Die Diskussion über unverhältnismäßiges Vorgehen der Sicherheitsbehörden erhielt zusätzlich Futter, als die Polizei in Aarhus am Sonntag eine 29-Jährige vorübergehend festnahm. Die Frau war Administratorin einer Facebook-Gruppe, die gegen eine "Corona-Diktatur" polemisiert und für die Abschaffung des Paragrafen 113 des dänischen Strafgesetzbuches kämpft. Paragraf 113 sieht Freiheitsstrafen vor für jene, die Dänemarks Parlamentarier oder Regierungsmitglieder gewaltsam angreifen oder Gewalt androhen. Stein des Anstoßes war ein Foto, das die 29-Jährige in der Gruppe gepostet hatte. Das Foto stammt von einer Demonstration gegen die Regierung und zeigt eine brennende Puppe, die Dänemarks Premierministerin Mette Frederiksen darstellt, und die ein Schild um den Hals trägt, auf dem steht: "Sie muss und sie soll getötet werden".

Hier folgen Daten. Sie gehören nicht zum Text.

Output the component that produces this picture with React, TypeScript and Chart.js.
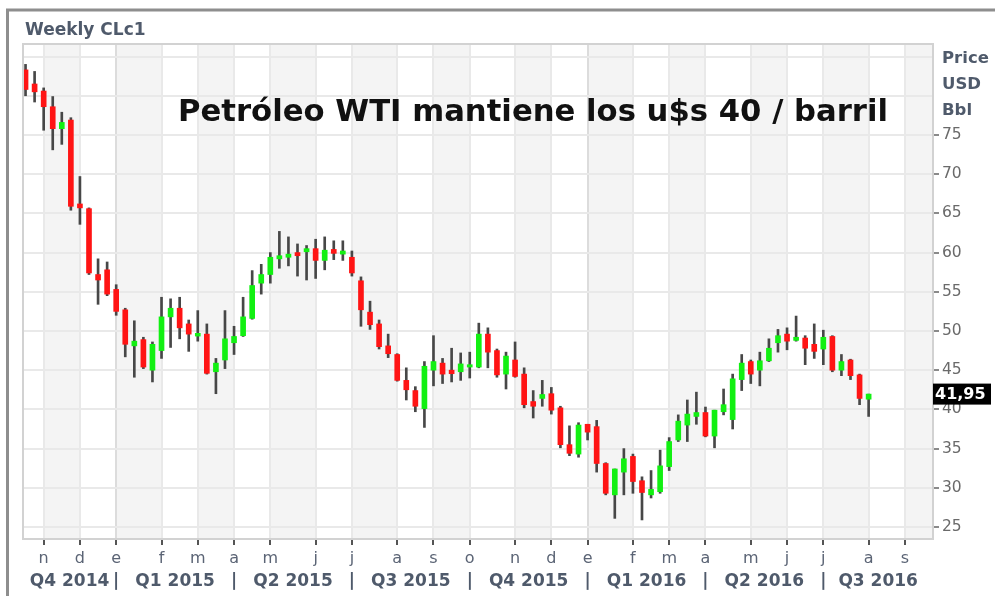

Dass gegen die Frau nun ermittelt wird, allein weil sie ein Foto auf Facebook hochlud, das zuvor auch in den Zeitungen und Nachrichtensendern des Landes zu sehen gewesen war, wird von vielen als Angriff auf die Meinungsfreiheit gesehen. Kristian Lauta, Juraprofessor an der Universität Kopenhagen, beklagte, dass der harte Kurs die schlimmsten Vorurteile der Corona-Politik-Gegner bestätige. "Es ist ein Teufelskreis, der zu noch mehr Verschwörungsmythen und Spaltung führt", schreibt auch Politiken. Sten Schaumburg-Müller, Jurist an der Universität Süddänemark, lud für einen Blogbeitrag gleich selbst das umstrittene Foto der brennenden Frederiksen-Puppe hoch: "Dann sollen sie mich doch auch holen."

Die am Freitag verurteilte 30-jährige Demonstrantin hat angekündigt, in Berufung zu gehen. Justizminister Nick Hækkerup verteidigte derweil den Paragrafen 81d und das doppelte Strafmaß: "Wenn Sie Steine auf die Polizei werfen, greifen Sie die Behörden in einer Krise ernsthaft an. Als Gesellschaft müssen wir zeigen, dass wir an der Seite der Polizei stehen."